-- Start Task input --

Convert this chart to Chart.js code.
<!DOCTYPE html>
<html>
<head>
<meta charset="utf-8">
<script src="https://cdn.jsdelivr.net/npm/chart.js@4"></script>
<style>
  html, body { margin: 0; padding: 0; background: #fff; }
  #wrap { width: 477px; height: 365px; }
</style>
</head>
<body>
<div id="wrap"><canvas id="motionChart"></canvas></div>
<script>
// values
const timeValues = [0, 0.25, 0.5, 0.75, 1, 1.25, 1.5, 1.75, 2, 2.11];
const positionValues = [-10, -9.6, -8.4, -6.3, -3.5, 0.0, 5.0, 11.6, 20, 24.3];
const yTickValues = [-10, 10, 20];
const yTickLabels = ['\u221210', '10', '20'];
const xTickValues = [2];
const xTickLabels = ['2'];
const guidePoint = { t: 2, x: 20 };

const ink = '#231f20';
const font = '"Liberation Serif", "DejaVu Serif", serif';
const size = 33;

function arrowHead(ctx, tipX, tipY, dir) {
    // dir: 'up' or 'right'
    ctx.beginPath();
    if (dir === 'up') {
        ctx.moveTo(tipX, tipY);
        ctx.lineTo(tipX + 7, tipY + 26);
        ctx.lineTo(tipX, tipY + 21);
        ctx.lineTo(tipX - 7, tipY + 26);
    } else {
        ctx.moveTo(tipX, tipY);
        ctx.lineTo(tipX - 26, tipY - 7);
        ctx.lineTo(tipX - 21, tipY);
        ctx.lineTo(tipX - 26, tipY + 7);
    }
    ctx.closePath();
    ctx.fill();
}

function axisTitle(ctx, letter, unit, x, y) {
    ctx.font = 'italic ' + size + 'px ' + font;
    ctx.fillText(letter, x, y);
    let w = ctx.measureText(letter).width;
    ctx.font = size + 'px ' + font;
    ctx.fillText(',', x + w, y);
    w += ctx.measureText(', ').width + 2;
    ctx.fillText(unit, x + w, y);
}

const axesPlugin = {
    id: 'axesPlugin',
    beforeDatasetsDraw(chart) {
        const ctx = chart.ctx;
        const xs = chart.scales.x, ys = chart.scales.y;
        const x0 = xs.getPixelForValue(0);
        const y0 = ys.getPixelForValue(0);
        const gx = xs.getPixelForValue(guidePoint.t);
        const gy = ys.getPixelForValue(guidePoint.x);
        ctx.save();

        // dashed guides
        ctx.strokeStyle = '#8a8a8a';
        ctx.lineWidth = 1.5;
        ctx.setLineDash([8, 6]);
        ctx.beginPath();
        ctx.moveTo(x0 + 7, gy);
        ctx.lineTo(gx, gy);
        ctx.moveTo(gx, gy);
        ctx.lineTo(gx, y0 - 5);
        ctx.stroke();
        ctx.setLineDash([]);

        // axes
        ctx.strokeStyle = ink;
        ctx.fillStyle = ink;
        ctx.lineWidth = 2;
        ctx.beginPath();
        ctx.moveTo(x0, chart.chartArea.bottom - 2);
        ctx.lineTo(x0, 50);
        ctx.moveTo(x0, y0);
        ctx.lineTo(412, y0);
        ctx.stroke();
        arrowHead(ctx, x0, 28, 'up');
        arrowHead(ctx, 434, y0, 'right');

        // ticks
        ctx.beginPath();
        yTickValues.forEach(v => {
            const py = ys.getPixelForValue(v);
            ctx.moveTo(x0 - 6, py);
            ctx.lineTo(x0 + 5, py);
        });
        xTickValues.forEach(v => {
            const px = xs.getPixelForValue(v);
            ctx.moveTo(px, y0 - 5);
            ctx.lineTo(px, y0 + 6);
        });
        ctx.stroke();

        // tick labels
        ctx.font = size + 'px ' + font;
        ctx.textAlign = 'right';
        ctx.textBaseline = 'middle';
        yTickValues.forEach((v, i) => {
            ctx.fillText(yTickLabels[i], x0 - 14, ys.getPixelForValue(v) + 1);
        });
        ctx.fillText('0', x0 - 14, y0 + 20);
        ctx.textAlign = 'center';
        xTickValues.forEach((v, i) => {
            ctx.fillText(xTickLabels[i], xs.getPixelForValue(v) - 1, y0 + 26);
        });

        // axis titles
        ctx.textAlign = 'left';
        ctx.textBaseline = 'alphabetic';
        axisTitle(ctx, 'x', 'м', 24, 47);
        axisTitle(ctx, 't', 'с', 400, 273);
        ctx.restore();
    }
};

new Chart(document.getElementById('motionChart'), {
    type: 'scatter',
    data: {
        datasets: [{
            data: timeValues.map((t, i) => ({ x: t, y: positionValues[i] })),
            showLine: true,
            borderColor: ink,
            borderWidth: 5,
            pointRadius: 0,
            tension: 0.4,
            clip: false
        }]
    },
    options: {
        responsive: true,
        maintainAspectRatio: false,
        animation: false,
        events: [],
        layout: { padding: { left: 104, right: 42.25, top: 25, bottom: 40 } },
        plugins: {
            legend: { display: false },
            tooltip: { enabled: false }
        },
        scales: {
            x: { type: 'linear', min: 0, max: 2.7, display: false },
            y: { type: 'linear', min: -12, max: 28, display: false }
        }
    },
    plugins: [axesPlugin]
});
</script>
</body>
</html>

-- End Task input --
-- Start Task input --

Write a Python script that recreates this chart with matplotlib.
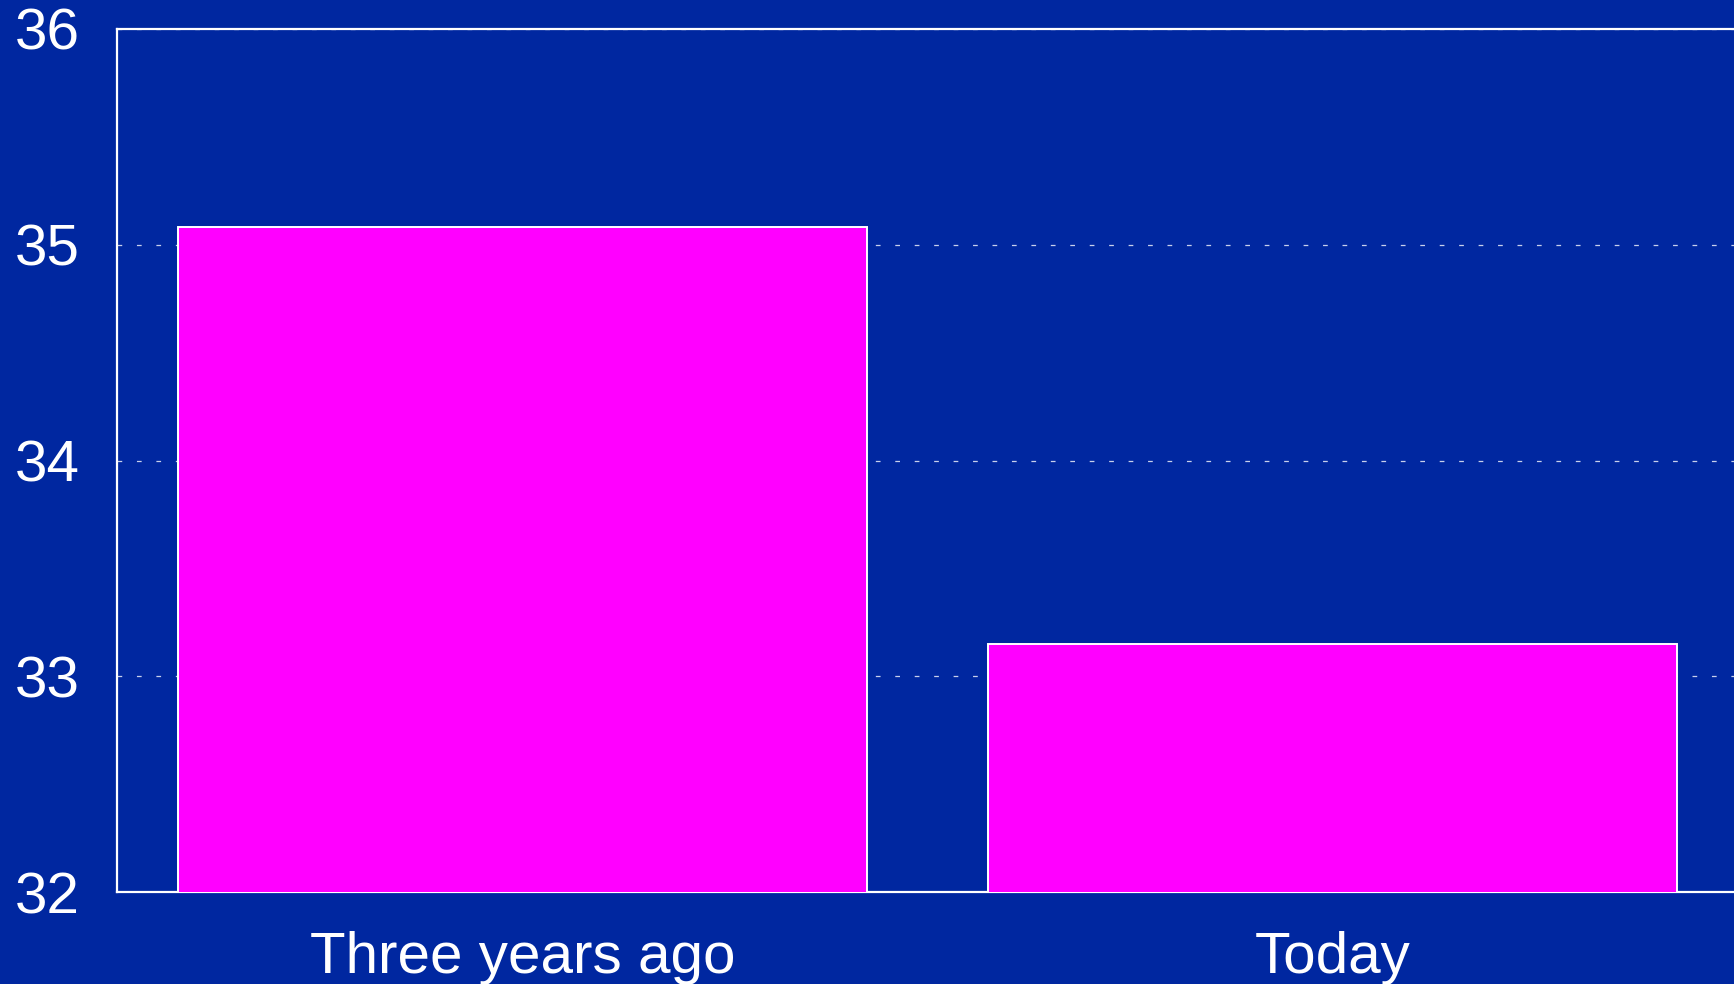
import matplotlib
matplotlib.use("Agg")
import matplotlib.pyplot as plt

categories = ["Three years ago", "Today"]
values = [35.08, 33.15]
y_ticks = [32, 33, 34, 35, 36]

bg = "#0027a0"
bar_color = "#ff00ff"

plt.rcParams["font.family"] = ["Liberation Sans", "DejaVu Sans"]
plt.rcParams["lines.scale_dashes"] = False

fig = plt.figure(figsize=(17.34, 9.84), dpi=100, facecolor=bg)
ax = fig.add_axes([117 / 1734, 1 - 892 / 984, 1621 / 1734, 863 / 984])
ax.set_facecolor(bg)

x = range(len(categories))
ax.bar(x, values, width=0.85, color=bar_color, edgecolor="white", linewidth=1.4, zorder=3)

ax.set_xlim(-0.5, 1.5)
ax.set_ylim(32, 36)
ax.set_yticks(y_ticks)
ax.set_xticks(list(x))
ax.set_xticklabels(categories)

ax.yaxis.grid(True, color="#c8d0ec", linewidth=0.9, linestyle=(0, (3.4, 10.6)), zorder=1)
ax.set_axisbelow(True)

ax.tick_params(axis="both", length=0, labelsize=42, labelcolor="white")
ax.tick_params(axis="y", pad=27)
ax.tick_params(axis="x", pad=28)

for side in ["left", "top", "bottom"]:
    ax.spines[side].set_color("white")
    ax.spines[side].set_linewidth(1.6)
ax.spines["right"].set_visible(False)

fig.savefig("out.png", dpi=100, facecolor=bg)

-- End Task input --

Problem to work on ::
Exactly those lines that run from the line with "Convert this chart to Chart.js code." through the line with "ctx.save();" are to be reproduced; both end lines belong to the range.

Task result ::
Convert this chart to Chart.js code.
<!DOCTYPE html>
<html>
<head>
<meta charset="utf-8">
<script src="https://cdn.jsdelivr.net/npm/chart.js@4"></script>
<style>
  html, body { margin: 0; padding: 0; background: #fff; }
  #wrap { width: 477px; height: 365px; }
</style>
</head>
<body>
<div id="wrap"><canvas id="motionChart"></canvas></div>
<script>
// values
const timeValues = [0, 0.25, 0.5, 0.75, 1, 1.25, 1.5, 1.75, 2, 2.11];
const positionValues = [-10, -9.6, -8.4, -6.3, -3.5, 0.0, 5.0, 11.6, 20, 24.3];
const yTickValues = [-10, 10, 20];
const yTickLabels = ['\u221210', '10', '20'];
const xTickValues = [2];
const xTickLabels = ['2'];
const guidePoint = { t: 2, x: 20 };

const ink = '#231f20';
const font = '"Liberation Serif", "DejaVu Serif", serif';
const size = 33;

function arrowHead(ctx, tipX, tipY, dir) {
    // dir: 'up' or 'right'
    ctx.beginPath();
    if (dir === 'up') {
        ctx.moveTo(tipX, tipY);
        ctx.lineTo(tipX + 7, tipY + 26);
        ctx.lineTo(tipX, tipY + 21);
        ctx.lineTo(tipX - 7, tipY + 26);
    } else {
        ctx.moveTo(tipX, tipY);
        ctx.lineTo(tipX - 26, tipY - 7);
        ctx.lineTo(tipX - 21, tipY);
        ctx.lineTo(tipX - 26, tipY + 7);
    }
    ctx.closePath();
    ctx.fill();
}

function axisTitle(ctx, letter, unit, x, y) {
    ctx.font = 'italic ' + size + 'px ' + font;
    ctx.fillText(letter, x, y);
    let w = ctx.measureText(letter).width;
    ctx.font = size + 'px ' + font;
    ctx.fillText(',', x + w, y);
    w += ctx.measureText(', ').width + 2;
    ctx.fillText(unit, x + w, y);
}

const axesPlugin = {
    id: 'axesPlugin',
    beforeDatasetsDraw(chart) {
        const ctx = chart.ctx;
        const xs = chart.scales.x, ys = chart.scales.y;
        const x0 = xs.getPixelForValue(0);
        const y0 = ys.getPixelForValue(0);
        const gx = xs.getPixelForValue(guidePoint.t);
        const gy = ys.getPixelForValue(guidePoint.x);
        ctx.save();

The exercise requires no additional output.